Recent breakthroughs have demonstrated the near-inevitability of test-tube grown meat, coming to your local supermarket within a decade.  Just as bacteria provide fertile breeding ground for insulin at insanely cheap prices, are being customized to generate oil, and a host of other practical applications, meat will be the next major resource to be rendered “un-scarce” by genetic engineering, leading to a whole host of benefits, e.g.,

In-Vitro Meat will be 100% muscle. It will eliminate the artery-clogging saturated fat that kills us. Instead, heart-healthy Omega-3 (salmon oil) will be added.

Starvation and kwashiokor (protein deficiency) will be conquered when compact IVM kits are delivered to famine-plagued nations. The globe’s water crises will be partially alleviated, due to our inheritance of the 8% of the H2O supply that was previously gulped down by livestock and their food crops.

And maybe some weird side effects.

In-Vitro Meat will be fashioned from any creature, not just domestics that were affordable to farm. Yes, ANY ANIMAL, even rare beasts like snow leopard, or Komodo Dragon. We will want to taste them all. Some researchers believe we will also be able to create IVM using the DNA of extinct beasts — obviously, “DinoBurgers” will be served at every six-year-old boy’s birthday party.

Of course, shutting up some of the most hypocritical and self-righteous among us out there might be the most significant advance in culture, but I’m sure they’ll find something else to complain about.

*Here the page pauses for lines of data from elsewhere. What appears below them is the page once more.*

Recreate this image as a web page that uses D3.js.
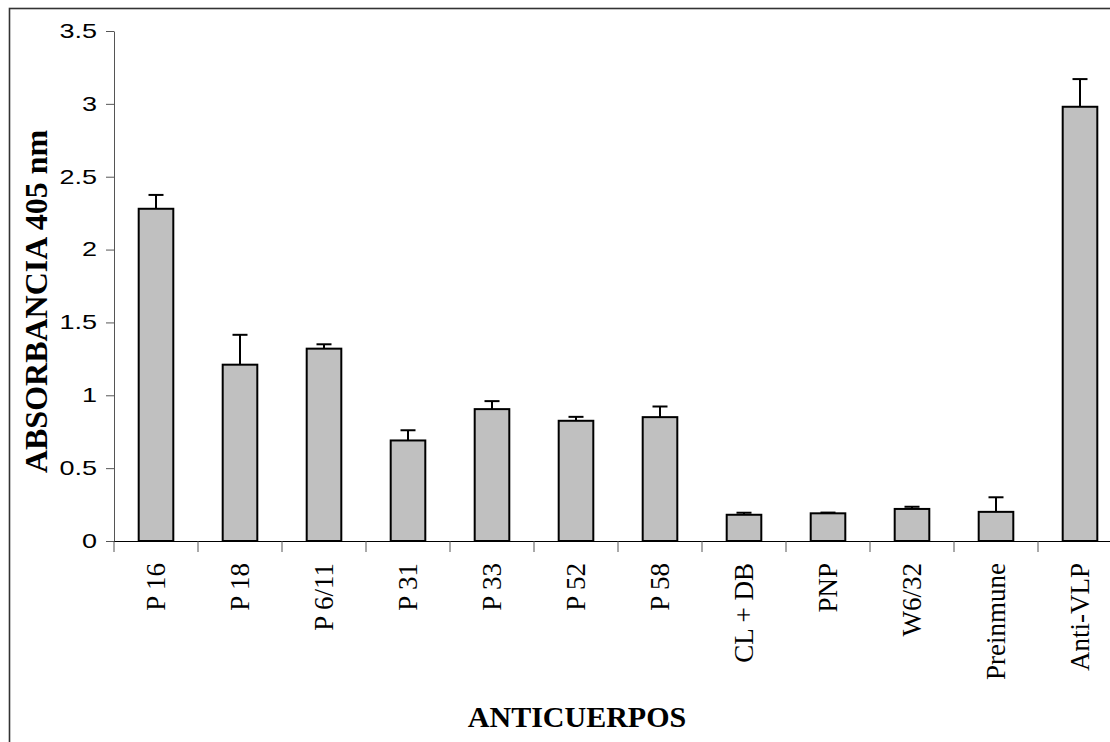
<!DOCTYPE html>
<html>
<head>
<meta charset="utf-8">
<script src="https://cdn.jsdelivr.net/npm/d3@7"></script>
<style>
  body { margin: 0; background: #fff; }
  svg { display: block; }
</style>
</head>
<body>
<div id="chart"></div>
<script>
// antibodies and mean absorbance (405 nm), upper error
const names = ['P 16', 'P 18', 'P 6/11', 'P 31', 'P 33', 'P 52', 'P 58', 'CL + DB', 'PNP', 'W6/32', 'Preinmune', 'Anti-VLP'];
const means = [2.28, 1.21, 1.32, 0.69, 0.905, 0.825, 0.85, 0.18, 0.19, 0.22, 0.20, 2.98];
const errs  = [0.095, 0.205, 0.03, 0.07, 0.055, 0.027, 0.073, 0.014, 0.005, 0.015, 0.10, 0.19];
const yTicks = [0, 0.5, 1, 1.5, 2, 2.5, 3, 3.5];

const W = 1110, H = 742;
const x0 = 114, y0 = 541, yTop = 31, step = 84;

const svg = d3.select('#chart').append('svg').attr('width', W).attr('height', H);

// chart frame (runs off the right and bottom of the picture)
svg.append('rect').attr('x', 9.5).attr('y', 8.5).attr('width', W + 20).attr('height', H + 20)
  .attr('fill', 'none').attr('stroke', '#333').attr('stroke-width', 1.6);

const x = d3.scaleBand().domain(names).range([x0, x0 + names.length * step])
  .paddingInner(0.588).paddingOuter(0.294);
const y = d3.scaleLinear().domain([0, 3.5]).range([y0, yTop]);

// y axis
const ya = svg.append('g').attr('transform', `translate(${x0},0)`)
  .call(d3.axisLeft(y).tickValues(yTicks).tickFormat(d3.format('~g')).tickSize(8).tickSizeOuter(0));
ya.select('.domain').attr('stroke', '#555');
ya.selectAll('.tick line').attr('stroke', '#555');
ya.selectAll('.tick text').attr('x', -12.5).attr('transform', 'scale(1.35,1)')
  .attr('font-family', 'Liberation Sans, Arial, sans-serif').attr('font-size', 20).attr('fill', '#000');

// x axis line + category boundary ticks
svg.append('line').attr('x1', x0).attr('x2', W + 20).attr('y1', y0 + 0.5).attr('y2', y0 + 0.5)
  .attr('stroke', '#000').attr('stroke-width', 1.2);
svg.append('g').selectAll('line').data(d3.range(names.length + 1)).join('line')
  .attr('x1', i => x0 + i * x.step()).attr('x2', i => x0 + i * x.step())
  .attr('y1', y0).attr('y2', y0 + 11).attr('stroke', '#555');

// category labels, rotated
svg.append('g').selectAll('text').data(names).join('text')
  .attr('transform', d => `translate(${x(d) + x.bandwidth() / 2},${y0 + 22}) rotate(-90)`)
  .attr('text-anchor', 'end').attr('dy', '0.32em')
  .attr('font-family', 'Liberation Serif, Times New Roman, serif').attr('font-size', 27)
  .text(d => d);

// bars
const data = names.map((n, i) => ({ n, v: means[i], e: errs[i] }));
svg.append('g').selectAll('rect').data(data).join('rect')
  .attr('x', d => x(d.n)).attr('width', x.bandwidth())
  .attr('y', d => y(d.v)).attr('height', d => y(0) - y(d.v))
  .attr('fill', '#c0c0c0').attr('stroke', '#000').attr('stroke-width', 2);

// error bars (upper only)
const eb = svg.append('g').attr('stroke', '#000').attr('stroke-width', 2);
eb.selectAll('line.v').data(data).join('line').attr('class', 'v')
  .attr('x1', d => x(d.n) + x.bandwidth() / 2).attr('x2', d => x(d.n) + x.bandwidth() / 2)
  .attr('y1', d => y(d.v)).attr('y2', d => y(d.v + d.e));
eb.selectAll('line.c').data(data).join('line').attr('class', 'c')
  .attr('x1', d => x(d.n) + x.bandwidth() / 2 - 7.5).attr('x2', d => x(d.n) + x.bandwidth() / 2 + 7.5)
  .attr('y1', d => y(d.v + d.e)).attr('y2', d => y(d.v + d.e));

// axis titles
svg.append('text').attr('transform', `translate(47,${(130 + 473) / 2}) rotate(-90)`)
  .attr('text-anchor', 'middle')
  .attr('font-family', 'Liberation Serif, Times New Roman, serif').attr('font-size', 32).attr('font-weight', 'bold')
  .text('ABSORBANCIA 405 nm');
svg.append('text').attr('x', 577).attr('y', 727).attr('text-anchor', 'middle')
  .attr('font-family', 'Liberation Serif, Times New Roman, serif').attr('font-size', 30).attr('font-weight', 'bold')
  .text('ANTICUERPOS');
</script>
</body>
</html>
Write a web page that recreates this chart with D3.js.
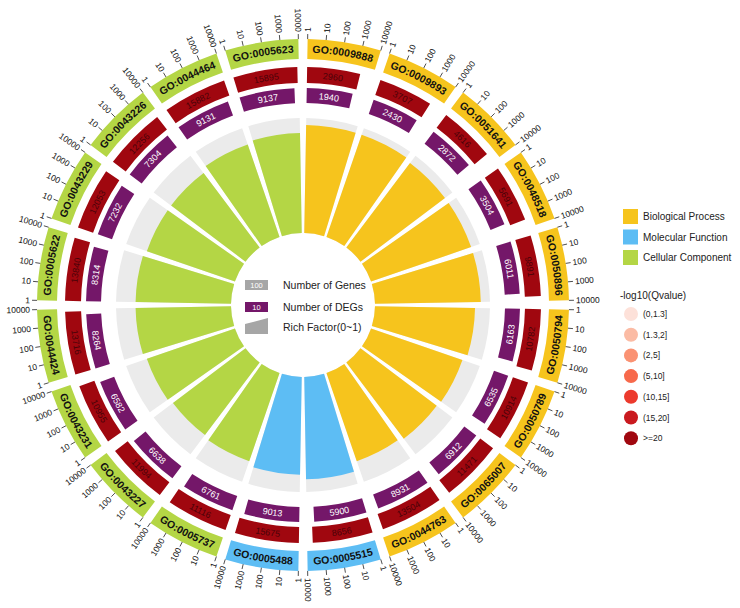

I’m not exactly who properly deserves attribution for the thesis that technology and not politics will solve the problems and conflicts of the post-historical world, but that person was undoubtedly correct, and is being proven correct in more and more profound ways as the pace of technology quickens.  However, the individual points along the path of the myriad technological revolutions happening all at once rarely get the political attention and scrutiny they deserve until market forces have taken over and rendered the validity of the point obvious or moot.  As Niall Ferguson once aptly put it, “And so the Great War of Democracy ended–not with the catastrophic bang that so many had feared but with the imperceptible hum of a technological revolution.” Hegel would be pleased.